Protein-coding gene in the species Homo sapiens

Beta-1,3-galactosyltransferase 5 is an enzyme that in humans is encoded by the B3GALT5 gene.

This gene is a member of the beta-1,3-galactosyltransferase (beta3GalT) gene family. This family encodes type II membrane-bound glycoproteins with diverse enzymatic functions using different donor substrates (UDP-galactose and UDP-N-acetylglucosamine) and different acceptor sugars (N-acetylglucosamine, galactose, N-acetylgalactosamine). The beta3GalT genes are distantly related to the Drosophila Brainiac gene and have the protein coding sequence contained in a single exon. The beta3GalT proteins also contain conserved sequences not found in the beta4GalT or alpha3GalT proteins.

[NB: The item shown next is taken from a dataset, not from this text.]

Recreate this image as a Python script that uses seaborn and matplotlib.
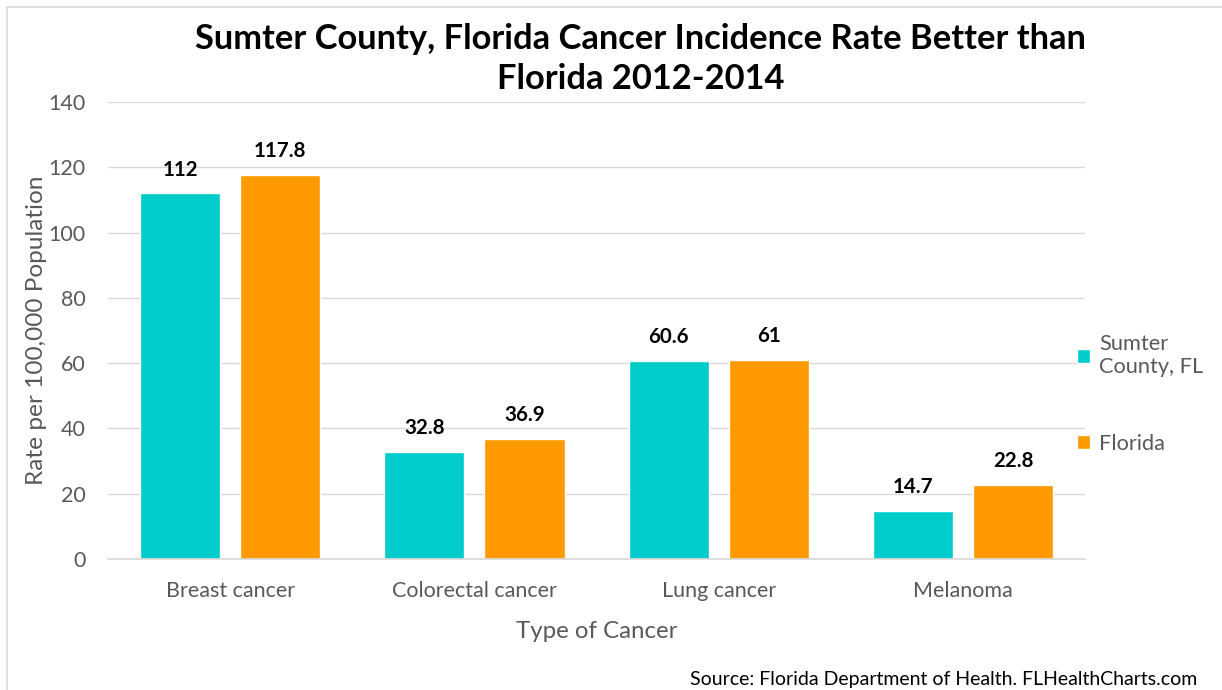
import matplotlib
matplotlib.use("Agg")
import matplotlib.pyplot as plt
import pandas as pd
import seaborn as sns
from matplotlib.patches import Rectangle

categories = ["Breast cancer", "Colorectal cancer", "Lung cancer", "Melanoma"]
sumter_values = [112, 32.8, 60.6, 14.7]
florida_values = [117.8, 36.9, 61, 22.8]
series_names = ["Sumter\nCounty, FL", "Florida"]
label_texts = [["112", "32.8", "60.6", "14.7"], ["117.8", "36.9", "61", "22.8"]]
y_ticks = [0, 20, 40, 60, 80, 100, 120, 140]

df = pd.DataFrame({
    "cancer": categories * 2,
    "rate": sumter_values + florida_values,
    "area": [series_names[0]] * 4 + [series_names[1]] * 4,
})

sns.set_theme(style="white")
plt.rcParams["font.family"] = ["Lato", "DejaVu Sans"]

fig = plt.figure(figsize=(12.22, 6.9), dpi=100)
ax = fig.add_axes([0.0884, 0.19, 0.7996, 0.662])

sns.barplot(
    data=df,
    x="cancer",
    y="rate",
    hue="area",
    palette=["#00CCCC", "#FF9900"],
    width=0.82,
    gap=0.2,
    saturation=1,
    ax=ax,
)

#
# Data labels
#
for container, texts in zip(ax.containers, label_texts):
    ax.bar_label(container, labels=texts, padding=10, fontsize=14.8,
                 fontweight="bold", color="black")

ax.set_ylim(0, 140)
ax.set_xlim(-0.5, 3.5)
ax.set_yticks(y_ticks)
ax.yaxis.grid(True, color="#d9d9d9", linewidth=1)
ax.set_axisbelow(True)
for side in ["top", "right", "left"]:
    ax.spines[side].set_visible(False)
ax.spines["bottom"].set_color("#d9d9d9")
ax.tick_params(axis="both", length=0, labelsize=15.5, colors="#595959")
ax.tick_params(axis="y", pad=16)
ax.tick_params(axis="x", pad=16)

ax.set_xlabel("Type of Cancer", fontsize=17.3, color="#595959", labelpad=14)
ax.set_ylabel("Rate per 100,000 Population", fontsize=17.6, color="#595959", labelpad=1)

fig.text(0.524, 0.915,
         "Sumter County, Florida Cancer Incidence Rate Better than\nFlorida 2012-2014",
         ha="center", va="center", fontsize=24.8, fontweight="bold",
         color="black", linespacing=1.3)

leg = ax.legend(
    loc="center left",
    bbox_to_anchor=(0.972, 0.361),
    frameon=False,
    fontsize=15.7,
    labelcolor="#595959",
    handlelength=0.6,
    handleheight=0.6,
    handletextpad=0.4,
    labelspacing=2.6,
)

fig.text(0.980, 0.003, "Source: Florida Department of Health. FLHealthCharts.com",
         ha="right", va="bottom", fontsize=14, color="black")

# chart border
fig.patches.append(Rectangle(
    (7 / 1222, -0.1), 1.2, 1.1 - 7 / 690,
    transform=fig.transFigure, fill=False, edgecolor="#d9d9d9", linewidth=1.2,
))

plt.savefig("out.png", dpi=100)
plt.close()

The carbohydrate chains synthesized by these enzymes are designated as type 1, whereas beta4GalT enzymes synthesize type 2 carbohydrate chains. The ratio of type 1:type 2 chains changes during embryogenesis. By sequence similarity, the beta3GalT genes fall into at least two groups: beta3GalT4 and 4 other beta3GalT genes (beta3GalT1-3, beta3GalT5). This gene encodes the most probable candidate for synthesis of the type 1 Lewis antigens which are frequently found to be elevated in gastrointestinal and pancreatic cancers. The encoded protein is inactive with N-linked glycoproteins and functions in mucin glycosylation. Five transcript variants have been described which differ in the 5' UTR. All transcript variants encode an identical protein.